Recent debate has also centred on a 2017 law that broadened the circumstances under which traffic police could use deadly force to shoot at fleeing motorists. Police unions had long lobbied for the change but at the time the Defender of Rights, an independent administrative body, warned that it would make the rules more confusing. 

The leftwing Nupes alliance in French parliament has called for an immediate repeal of the law, which it accused police of interpreting as a “licence to kill”. 

For now, it does not appear that such a policy response is on the cards.

Macron’s government has described the killing of Merzouk, who prosecutors said was driving without a licence and committed traffic violations, as an isolated incident with no racial element.

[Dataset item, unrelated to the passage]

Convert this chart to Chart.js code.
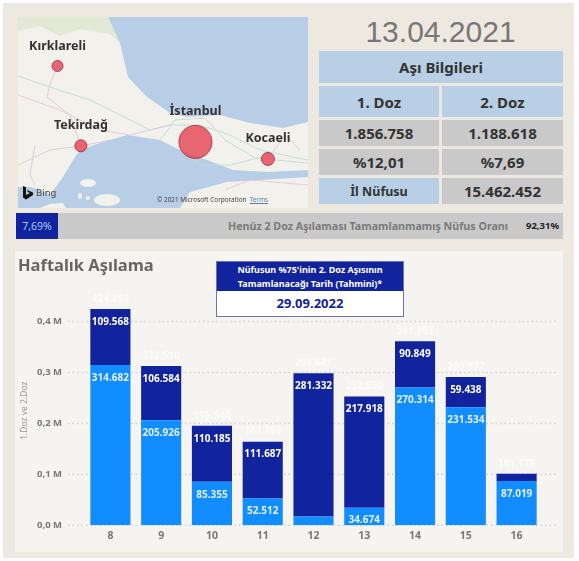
<!DOCTYPE html>
<html lang="tr">
<head>
<meta charset="utf-8">
<title>Haftalık Aşılama</title>
<script src="https://cdn.jsdelivr.net/npm/chart.js@4"></script>
<style>
    html, body { margin: 0; padding: 0; background: #fff; }
    body { width: 579px; height: 561px; position: relative; overflow: hidden; font-family: "Noto Sans", sans-serif; }
    .abs { position: absolute; box-sizing: border-box; }
    .cell { display: flex; align-items: center; justify-content: center; font-weight: 700; color: #333; font-size: 15px; }
    .mavi { background: #b9cfe6; }
    .gri { background: #c9c9c9; }
</style>
</head>
<body>
<div class="abs" style="left:3px;top:3px;width:571px;height:555px;background:#eee9e0"></div>

<!-- map -->
<svg class="abs" style="left:18px;top:17px;filter:blur(.5px)" width="290" height="191" viewBox="18 17 290 191">
    <rect x="18" y="17" width="290" height="191" fill="#f3f1ec"/>
    <polygon fill="#e3e8d4" points="18,17 108,17 120,43 110,34 80,29 60,36 40,26 18,31"/>
    <polygon fill="#b8cee6" points="108,17 120,43 128,77 147,97 170,113 187,117 220,115 250,123 283,128 308,122 308,17"/>
    <polygon fill="#b8cee6" points="80,150 100,143 127,135 160,140 180,150 207,160 233,170 267,172 308,170 308,208 18,208 18,187 30,187 40,190 50,195 63,177 73,160"/>
    <polygon fill="#f3f1ec" points="180,208 190,192 227,182 308,177 308,208"/>
    <polygon fill="#f3f1ec" points="40,208 50,204 63,203 66,208"/>
    <ellipse cx="88" cy="183" rx="8" ry="4" fill="#f3f1ec"/>
    <ellipse cx="107" cy="200" rx="13" ry="6" fill="#f3f1ec"/>
    <ellipse cx="80" cy="196" rx="2" ry="3" fill="#f3f1ec"/>
    <ellipse cx="88" cy="198" rx="2" ry="2" fill="#f3f1ec"/>
    <g fill="none" stroke="#bfe0d2" stroke-width="1">
        <polyline points="18,76 50,87 90,100 120,115 150,130 170,125 200,125 230,135 260,150 308,160"/>
        <polyline points="160,140 175,120 205,118 225,140 255,158 308,163"/>
        <polyline points="180,150 200,165 230,165 270,155"/>
    </g>
    <g fill="none" stroke="#e6c9dc" stroke-width="1">
        <polyline points="57,66 50,85 47,97 70,115 81,146"/>
        <polyline points="18,95 60,110 100,130 130,135 170,125"/>
        <polyline points="18,165 50,150 81,146 110,140"/>
        <polyline points="225,190 250,180 308,185"/>
        <polyline points="268,159 285,135 300,150"/>
        <polyline points="35,145 30,175 35,185"/>
    </g>
</svg>
<canvas id="mapChart" class="abs" width="290" height="191" style="left:18px;top:17px"></canvas>
<svg class="abs" style="left:22px;top:186px" width="12" height="14" viewBox="0 0 12 14">
    <path d="M1 0 L4 1.2 V9 L8 7 L5.8 6 L5 4 L11 6.5 V9 L4 13.5 L1 11.5 Z" fill="#111"/>
</svg>
<div class="abs" style="left:36px;top:186px;font-size:9.5px;line-height:13px;color:#444">Bing</div>
<div class="abs" style="left:157px;top:195px;font-size:6.4px;line-height:9px;color:#444;white-space:nowrap">© 2021 Microsoft Corporation&nbsp; <span style="color:#5b7fa8;text-decoration:underline">Terms</span></div>

<!-- date and table -->
<div class="abs" style="left:319px;top:14px;width:243px;text-align:center;font-family:'Liberation Sans',sans-serif;font-size:30px;line-height:36px;color:#777">13.04.2021</div>
<div class="abs cell mavi" style="left:319px;top:51px;width:244px;height:32px">Aşı Bilgileri</div>
<div class="abs cell mavi" style="left:319px;top:86px;width:120px;height:31px">1. Doz</div>
<div class="abs cell mavi" style="left:442px;top:86px;width:121px;height:31px">2. Doz</div>
<div class="abs cell gri" style="left:319px;top:120px;width:120px;height:26px">1.856.758</div>
<div class="abs cell gri" style="left:442px;top:120px;width:121px;height:26px">1.188.618</div>
<div class="abs cell gri" style="left:319px;top:149px;width:120px;height:26px">%12,01</div>
<div class="abs cell gri" style="left:442px;top:149px;width:121px;height:26px">%7,69</div>
<div class="abs cell mavi" style="left:319px;top:178px;width:120px;height:26px;font-size:12.5px">İl Nüfusu</div>
<div class="abs cell gri" style="left:442px;top:178px;width:121px;height:26px">15.462.452</div>

<!-- progress strip -->
<div class="abs gri" style="left:16px;top:213px;width:547px;height:26px"></div>
<div class="abs" style="left:16px;top:213px;width:42px;height:26px;background:#12239e;color:#a9c8f5;font-size:10.5px;line-height:26px;text-align:center">7,69%</div>
<div class="abs" style="left:150px;top:213px;width:358px;text-align:right;font-size:10.7px;line-height:26px;font-weight:700;color:#7a7a7a;white-space:nowrap">Henüz 2 Doz Aşılaması Tamamlanmamış Nüfus Oranı</div>
<div class="abs" style="left:512px;top:213px;width:47px;text-align:right;font-size:9.5px;line-height:26px;font-weight:700;color:#222">92,31%</div>

<!-- weekly chart panel -->
<div class="abs" style="left:15px;top:251px;width:548px;height:301px;background:#f5f4f0"></div>
<canvas id="barChart" class="abs" width="548" height="303" style="left:15px;top:251px"></canvas>
<div class="abs" style="left:18px;top:253px;font-size:16.5px;line-height:24px;font-weight:700;color:#666">Haftalık Aşılama</div>
<div class="abs" style="left:216px;top:261px;width:188px;height:56px;background:#fff;border:1px solid #6f74a8">
    <div style="background:#12239e;color:#fff;height:29px;font-size:9px;line-height:14px;font-weight:700;text-align:center;padding-top:1px;box-sizing:border-box">Nüfusun %75'inin 2. Doz Aşısının<br>Tamamlanacağı Tarih (Tahmini)*</div>
    <div style="color:#12239e;font-size:13px;line-height:25px;font-weight:700;text-align:center">29.09.2022</div>
</div>

<script>
// Weekly vaccinations
const haftalar = ['8', '9', '10', '11', '12', '13', '14', '15', '16'];
const doz1 = [314682, 205926, 85355, 52512, 17309, 34674, 270314, 231534, 87019];
const doz2 = [109568, 106584, 110185, 111687, 281332, 217918, 90849, 59438, 14160];
const toplam = [424250, 312510, 195540, 164199, 298641, 252592, 361163, 290972, 101179];
const yTicks = [0, 100000, 200000, 300000, 400000];

// Map bubbles, lon/lat
const sehirler = ['Kırklareli', 'Tekirdağ', 'İstanbul', 'Kocaeli'];
const boylam = [27.22, 27.52, 28.99, 29.92];
const enlem = [41.73, 40.98, 41.016, 40.856];
const yaricap = [5.5, 6, 16.5, 6.5];

const sayi = v => v.toLocaleString('de-DE');
const fontAd = '"Noto Sans", sans-serif';

// dotted lines reach past the first and last category, so they are drawn here
const noktaliGrid = {
    id: 'noktaliGrid',
    beforeDatasetsDraw(chart) {
        const { ctx, chartArea, scales } = chart;
        ctx.save();
        ctx.strokeStyle = '#cfcfcb';
        ctx.lineWidth = 1.5;
        ctx.setLineDash([1.5, 3]);
        yTicks.forEach(t => {
            const y = scales.y.getPixelForValue(t);
            ctx.beginPath();
            ctx.moveTo(chartArea.left - 17, y);
            ctx.lineTo(chartArea.right + 16, y);
            ctx.stroke();
        });
        ctx.restore();
    }
};

const barEtiketleri = {
    id: 'barEtiketleri',
    afterDatasetsDraw(chart) {
        const { ctx } = chart;
        ctx.save();
        ctx.textAlign = 'center';
        ctx.textBaseline = 'middle';
        ctx.font = '700 10px ' + fontAd;
        chart.data.datasets.forEach((ds, d) => {
            chart.getDatasetMeta(d).data.forEach((bar, i) => {
                // skip segments too thin for a label
                if (bar.base - bar.y < 12) return;
                ctx.fillStyle = d === 0 ? '#e3f1ff' : '#ffffff';
                ctx.fillText(sayi(ds.data[i]), bar.x, bar.y + 13);
            });
        });
        // totals, nearly invisible on the panel in the original
        ctx.fillStyle = 'rgba(255,255,255,0.6)';
        chart.getDatasetMeta(1).data.forEach((bar, i) => {
            ctx.fillText(sayi(toplam[i]), bar.x, bar.y - 10);
        });
        ctx.restore();
    }
};

new Chart(document.getElementById('barChart').getContext('2d'), {
    type: 'bar',
    data: {
        labels: haftalar,
        datasets: [
            { label: '1. Doz', data: doz1, backgroundColor: '#118dff' },
            { label: '2. Doz', data: doz2, backgroundColor: '#12239e' }
        ]
    },
    options: {
        responsive: false,
        animation: false,
        layout: { autoPadding: false, padding: { top: 45, right: 21, bottom: 0, left: 0 } },
        plugins: { legend: { display: false }, tooltip: { enabled: false } },
        datasets: { bar: { categoryPercentage: 1, barPercentage: 0.79 } },
        scales: {
            x: {
                stacked: true,
                grid: { display: false, drawTicks: false },
                border: { display: false },
                ticks: { color: '#777', padding: 4, font: { family: fontAd, size: 10.5, weight: '700' } },
                afterFit(scale) { scale.height = 25; }
            },
            y: {
                stacked: true,
                min: 0,
                max: 450000,
                grid: { display: false, drawTicks: false },
                border: { display: false },
                title: { display: true, text: '1.Doz ve 2.Doz', color: '#999', padding: { top: 4, bottom: 0 }, font: { family: fontAd, size: 8.5 } },
                ticks: {
                    autoSkip: false,
                    padding: 23,
                    color: '#777',
                    font: { family: fontAd, size: 9.5, weight: '700' },
                    callback: v => (v / 1000000).toFixed(1).replace('.', ',') + ' M'
                },
                // the axis runs to 450000 for headroom, labels stop at 0,4 M
                afterBuildTicks(scale) { scale.ticks = yTicks.map(value => ({ value })); },
                afterFit(scale) { scale.width = 70; }
            }
        }
    },
    plugins: [noktaliGrid, barEtiketleri]
});

const sehirEtiketleri = {
    id: 'sehirEtiketleri',
    afterDatasetsDraw(chart) {
        const { ctx } = chart;
        ctx.save();
        ctx.textAlign = 'center';
        ctx.textBaseline = 'middle';
        ctx.fillStyle = '#333';
        ctx.font = '700 12.5px ' + fontAd;
        chart.getDatasetMeta(0).data.forEach((pt, i) => {
            ctx.fillText(sehirler[i], pt.x, pt.y - yaricap[i] - 14);
        });
        ctx.restore();
    }
};

new Chart(document.getElementById('mapChart').getContext('2d'), {
    type: 'bubble',
    data: {
        datasets: [{
            data: sehirler.map((s, i) => ({ x: boylam[i], y: enlem[i], r: yaricap[i] })),
            backgroundColor: 'rgba(228,78,92,0.85)',
            borderColor: '#b23a4a',
            borderWidth: 1
        }]
    },
    options: {
        responsive: false,
        animation: false,
        clip: false,
        layout: { autoPadding: false },
        plugins: { legend: { display: false }, tooltip: { enabled: false } },
        scales: {
            x: { type: 'linear', display: false, min: 26.713, max: 30.434 },
            y: { type: 'linear', display: false, min: 40.395, max: 42.19 }
        }
    },
    plugins: [sehirEtiketleri]
});
</script>
</body>
</html>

In a rare step, however, the officer involved in the shooting is in pre-trial detention and preliminary charges have been filed against him for voluntary homicide.

Many black and Arab young people who live in the low-income suburbs, the banlieues, say they face discrimination by police. A 2017 report found that young men from minority backgrounds were 20 times more likely to be stopped for an identity check than the rest of the population.

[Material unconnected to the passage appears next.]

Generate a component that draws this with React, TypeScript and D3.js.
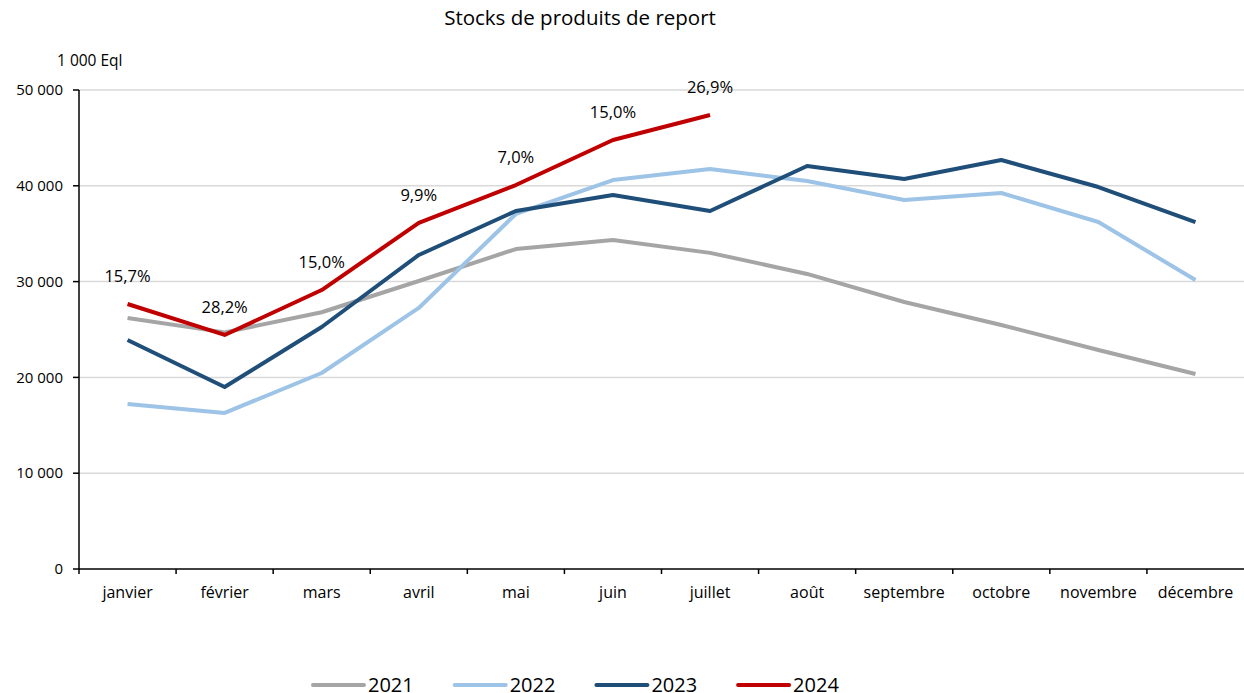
import React from "react";
import * as d3 from "d3";

const MONTHS = ["janvier", "février", "mars", "avril", "mai", "juin", "juillet", "août", "septembre", "octobre", "novembre", "décembre"];

const S2021 = [26200, 24700, 26800, 30060, 33400, 34350, 33000, 30800, 27870, 25470, 22860, 20360];
const S2022 = [17220, 16290, 20460, 27250, 37060, 40600, 41760, 40500, 38520, 39250, 36220, 30170];
const S2023 = [23900, 19000, 25260, 32780, 37370, 39040, 37370, 42070, 40710, 42690, 39870, 36220];
const S2024 = [27660, 24430, 29120, 36120, 40080, 44780, 47390];
const LABELS_2024 = ["15,7%", "28,2%", "15,0%", "9,9%", "7,0%", "15,0%", "26,9%"];

const Y_TICKS = [0, 10000, 20000, 30000, 40000, 50000];

const SERIES = [
  { name: "2021", values: S2021, color: "#A5A5A5" },
  { name: "2022", values: S2022, color: "#9DC3E6" },
  { name: "2023", values: S2023, color: "#1F4E79" },
  { name: "2024", values: S2024, color: "#C00000" },
];

const W = 1244;
const H = 693;
const M = { top: 90, right: 0, bottom: 124, left: 79 };
const FONT = "'Open Sans', sans-serif";

const fmt = (v: number) => d3.format(",")(v).replace(/,/g, " ");

export default function App() {
  const x = d3.scaleBand<string>().domain(MONTHS).range([M.left, W - M.right]);
  const y = d3.scaleLinear().domain([0, 50000]).range([H - M.bottom, M.top]);
  const cx = (i: number) => (x(MONTHS[i]) as number) + x.bandwidth() / 2;
  const line = d3
    .line<number>()
    .x((_, i) => cx(i))
    .y((d) => y(d));

  const y0 = y(0);

  return (
    <svg
      width={W}
      height={H}
      style={{ position: "absolute", top: 0, left: 0, background: "#fff" }}
      fontFamily={FONT}
    >
      <text x={580} y={25} textAnchor="middle" fontSize={20.5} fill="#000">
        Stocks de produits de report
      </text>
      <text x={57} y={66} fontSize={15.5} fill="#000">1 000 Eql</text>

      {/* grid + y labels */}
      {Y_TICKS.map((t) => (
        <g key={t}>
          {t > 0 && (
            <line x1={M.left} x2={W - M.right} y1={y(t)} y2={y(t)} stroke="#D9D9D9" strokeWidth={1.5} />
          )}
          <line x1={M.left - 6} x2={M.left} y1={y(t)} y2={y(t)} stroke="#000" strokeWidth={1.5} />
          <text x={63} y={y(t)} dy="0.35em" textAnchor="end" fontSize={15} fill="#000">
            {fmt(t)}
          </text>
        </g>
      ))}

      {/* x axis */}
      <line x1={M.left} x2={W - M.right} y1={y0} y2={y0} stroke="#000" strokeWidth={1.5} />
      <line x1={M.left} x2={M.left} y1={M.top} y2={y0} stroke="#000" strokeWidth={1.5} />
      {MONTHS.map((m, i) => (
        <g key={m}>
          <line
            x1={x(m) as number}
            x2={x(m) as number}
            y1={y0}
            y2={y0 + 5}
            stroke="#000"
            strokeWidth={1.5}
          />
          <text x={cx(i)} y={y0 + 29} textAnchor="middle" fontSize={16} fill="#000">
            {m}
          </text>
        </g>
      ))}

      {/* series */}
      {SERIES.map((s) => (
        <path
          key={s.name}
          d={line(s.values) || ""}
          fill="none"
          stroke={s.color}
          strokeWidth={4}
          strokeLinejoin="round"
        />
      ))}

      {/* 2024 labels */}
      {S2024.map((v, i) => (
        <text key={i} x={cx(i)} y={y(v) - 22} textAnchor="middle" fontSize={16.5} fill="#000">
          {LABELS_2024[i]}
        </text>
      ))}

      {/* legend */}
      {SERIES.map((s, i) => {
        const lx = 313 + i * 141.7;
        return (
          <g key={s.name}>
            <line x1={lx} x2={lx + 51} y1={685} y2={685} stroke={s.color} strokeWidth={4} strokeLinecap="round" />
            <text x={lx + 55} y={692} fontSize={20} fill="#000">
              {s.name}
            </text>
          </g>
        );
      })}
    </svg>
  );
}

Public support for the police has not been waning, however. Recent polling from Elabe shows that 71 per cent say they trust the police, although support is much lower among the young and those on the left.

A demonstrator holds a banner reading ‘Justice for Nahel’ as cars burn in the street
A demonstrator in Nanterre. Last year 13 people were killed in police shootings of motorists © Bertrand Guay/AFP/Getty Images

The impact of the 2017 law extending the use of lethal force by traffic police has been disputed: publicly available data on shootings is scarce, since the police do not disclose it and have declined to give academics access to the information. 

The government official claimed that there had not been a “notable change in the number of shots fired” by police at moving cars since the reform. Last year, 13 people were killed in such police shootings of motorists, according to the official, a record in a country where police shootings remain rare. This year to date there have been three, including Merzouk.

But according to data compiled and analysed by Sebastian Roché, a sociologist specialising in police practices, there have been six times more fatal police shootings of drivers in the five years since the 2017 reform compared with the five years before.

“The law is the principal problem, so the solution must be to change it,” Roché said. “My conclusion is that the legal change caused the increase — we controlled for other factors [including] the homicide rate, and compared to other countries.”

Police unions insist that officers need the discretion and clarity of the 2017 law. They have called instead for more firearms training, a weakness that government auditors have previously identified.

They also countered that the job of police officers has become more difficult. Attacks against police doubled in the two decades to 2021, according to government data analysed by Le Monde that year.

Since Merzouk was killed, 808 officers have been injured in clashes with protesters and rioters, according to the interior minister. In the banlieue, people used a familiar tactic of shooting fireworks at police, while 269 police stations were attacked.

Some officers have received threats, including against their family members. “It is very troubling . . . [and] it is worsening now,” said Thierry Clair, secretary-general of police union UNSA.

Union officials argued that police had worked tirelessly in difficult conditions over the past week to restore order as protests over Merzouk’s death spiralled into rioting, looting, and violent attacks against public buildings and officials.

In the fraught climate, they feel as if Macron should not undercut them. “We don’t expect him to support us, just not to hammer us down,” said Joron.